Since virtual machines used in the test environment can be stopped without incident, it's most common to protect them from "outside" by backing up the small number of files that describe them, rather than backing them up from within the guest operating system. As these files are likely to be stored locally on the virtual server machine, storing the backup image on a separate hard disk or network accessible drive is often desirable.
When a virtual machine is not running and thus not accessing its virtual hard disk, administrators can back up its files from the host operating system just like any other files. If testers can conveniently stop virtual machines, then the entire server can be protected with a single instance of the Acronis software running on the host operating system. If a test machine must remain up and running, for example, when performing a duration test, the backup techniques suitable for live production servers can be used instead. Either way, administrators can instruct Acronis True Image software to
create full or incremental images on demand or on any desired schedule.
Restore During Testing
Human error in a test environment can easily erase or corrupt a virtual hard disk file. By protecting these files, test bed configurations can be recovered in a few minutes instead of requiring tedious and error prone reconstruction from scratch.
If virtual machine files or folders are lost during the testing process (perhaps as a result of human error) then administrators can quickly recover these files.

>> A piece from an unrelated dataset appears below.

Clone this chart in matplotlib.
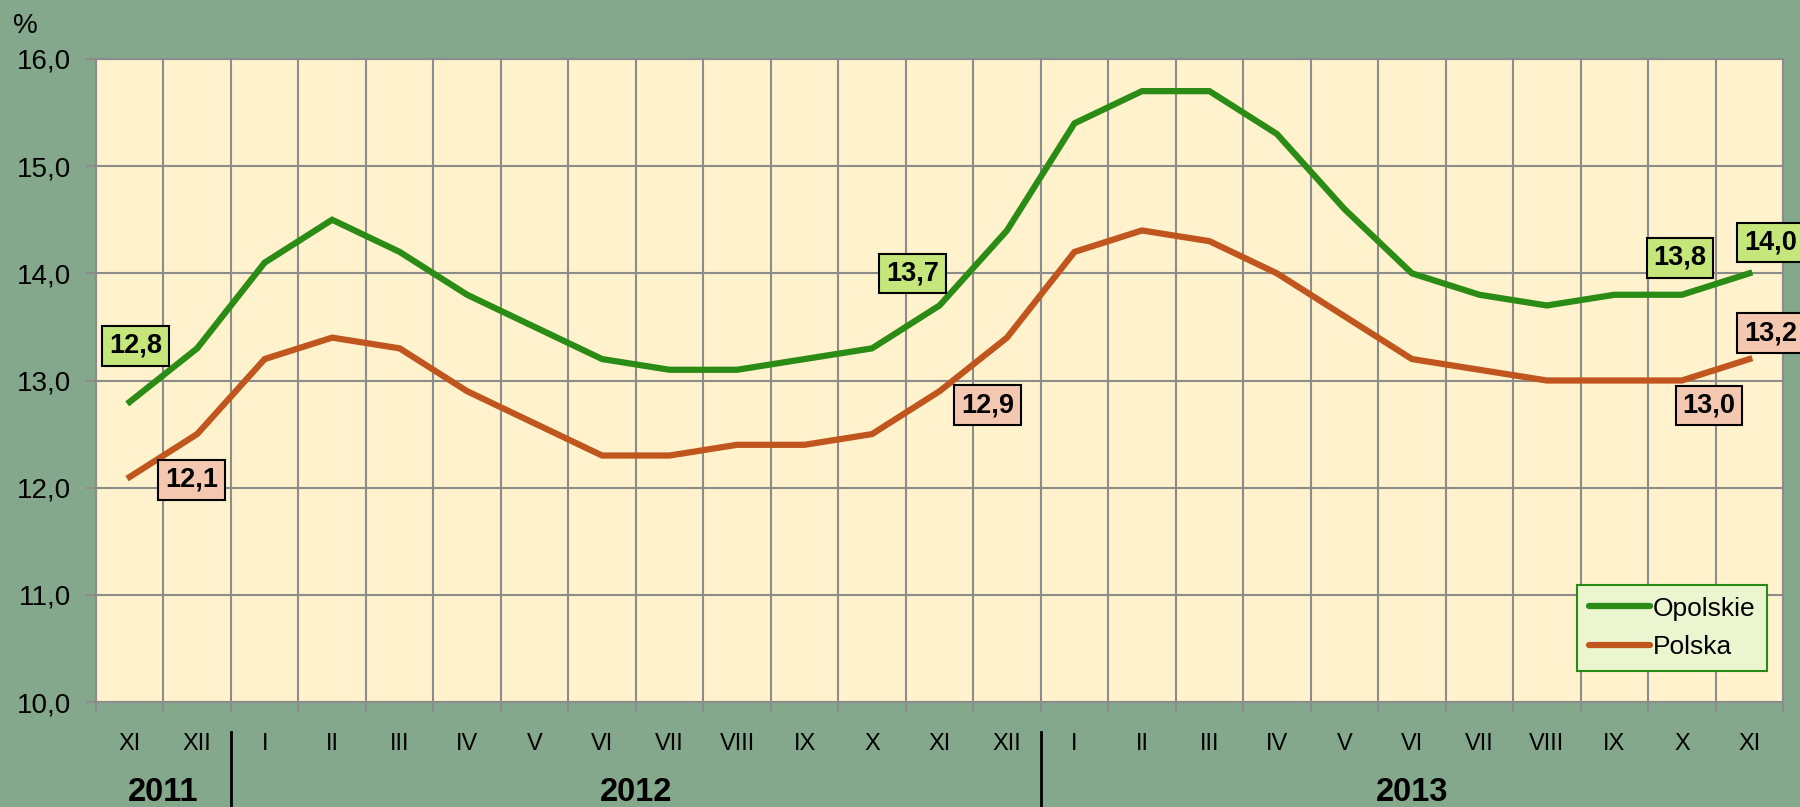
import matplotlib
matplotlib.use("Agg")
import matplotlib.pyplot as plt
import matplotlib.transforms as mtransforms
from matplotlib.lines import Line2D

# data
months = ["XI", "XII",
          "I", "II", "III", "IV", "V", "VI", "VII", "VIII", "IX", "X", "XI", "XII",
          "I", "II", "III", "IV", "V", "VI", "VII", "VIII", "IX", "X", "XI"]
years = ["2011", "2012", "2013"]
months_per_year = [2, 12, 11]
opolskie = [12.8, 13.3, 14.1, 14.5, 14.2, 13.8, 13.5, 13.2, 13.1, 13.1, 13.2, 13.3,
            13.7, 14.4, 15.4, 15.7, 15.7, 15.3, 14.6, 14.0, 13.8, 13.7, 13.8, 13.8, 14.0]
polska = [12.1, 12.5, 13.2, 13.4, 13.3, 12.9, 12.6, 12.3, 12.3, 12.4, 12.4, 12.5,
          12.9, 13.4, 14.2, 14.4, 14.3, 14.0, 13.6, 13.2, 13.1, 13.0, 13.0, 13.0, 13.2]
yticks = [10, 11, 12, 13, 14, 15, 16]

# which points get a value box, and where the box sits (offset in pixels)
opolskie_labels = {0: (6, 56), 12: (-27, 32), 23: (-2, 37), 24: (21, 31)}
polska_labels = {0: (62, -3), 12: (48, -14), 23: (27, -25), 24: (21, 26)}

BG = "#84A88C"
FACE = "#FFF2CC"
GRID = "#8C8C8C"
GREEN = "#2A8C14"
ORANGE = "#C0561E"

plt.rcParams["font.family"] = ["Liberation Sans", "DejaVu Sans"]

fig = plt.figure(figsize=(18, 8.07), dpi=100, facecolor=BG)
ax = fig.add_axes([0.0533, 0.1301, 0.9373, 0.7968])
ax.set_facecolor(FACE)

x = list(range(len(months)))
ax.plot(x, opolskie, color=GREEN, lw=4.5, label="Opolskie", solid_joinstyle="miter", zorder=3)
ax.plot(x, polska, color=ORANGE, lw=4.5, label="Polska", solid_joinstyle="miter", zorder=3)

ax.set_xlim(-0.5, len(months) - 0.5)
ax.set_ylim(yticks[0], yticks[-1])

# grid: horizontal at y ticks, vertical at category boundaries
ax.set_yticks(yticks)
ax.set_yticklabels([f"{v:.1f}".replace(".", ",") for v in yticks], fontsize=20)
ax.set_xticks([i - 0.5 for i in range(len(months) + 1)])
ax.set_xticklabels([])
ax.tick_params(axis="both", direction="out", color=GRID, width=1.5, length=7)
ax.tick_params(axis="y", pad=11)
ax.grid(True, color=GRID, lw=1.5, zorder=1)
ax.set_axisbelow(True)
for s in ax.spines.values():
    s.set_color(GRID)
    s.set_linewidth(1.5)

# month labels and year row
tr = mtransforms.blended_transform_factory(ax.transData, ax.transAxes)
for i, m in enumerate(months):
    ax.text(i, -0.0653, m, transform=tr, ha="center", va="center", fontsize=17)

start = 0
for k, (yr, n) in enumerate(zip(years, months_per_year)):
    ax.text(start + (n - 1) / 2, -0.14, yr, transform=tr, ha="center", va="center",
            fontsize=23.5, fontweight="bold")
    start += n
    if k < len(years) - 1:
        ax.add_line(Line2D([start - 0.5, start - 0.5], [-0.0467, -0.17], transform=tr,
                           color="black", lw=2, clip_on=False))

# value boxes
def boxes(series, labels, fc):
    for i, (dx, dy) in labels.items():
        ax.annotate(f"{series[i]:.1f}".replace(".", ","), xy=(i, series[i]),
                    xytext=(dx, dy), textcoords="offset pixels",
                    ha="center", va="center", fontsize=19.5, fontweight="bold",
                    bbox=dict(boxstyle="square,pad=0.25", fc=fc, ec="black", lw=1.5),
                    annotation_clip=False, zorder=5)

boxes(opolskie, opolskie_labels, "#C4E67A")
boxes(polska, polska_labels, "#F4C8B0")

leg = ax.legend(loc="lower right", bbox_to_anchor=(0.9905, 0.0482), borderaxespad=0,
                fontsize=19, fancybox=False, framealpha=1, handlelength=2.3,
                handletextpad=0.1, labelspacing=0.55, borderpad=0.45)
leg.get_frame().set_facecolor("#EBF5D0")
leg.get_frame().set_edgecolor(GREEN)
leg.get_frame().set_linewidth(1.5)
for h in leg.get_lines():
    h.set_solid_capstyle("round")

fig.text(13 / 1800, 1 - 33 / 807, "%", fontsize=20, ha="left", va="baseline")

fig.savefig("out.png", dpi=100, facecolor=BG)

These files can be selectively restored from the latest image if a
full image restore is not required. Also, if the entire host is lost, it can be restored to the same or another server in a matter of minutes.
Such a measured approach to protecting a virtual environment will give users greater confidence to quickly and confidently move forward with a large number of virtual machine configurations knowing that if something happens to a virtual machine, it can quickly be restored.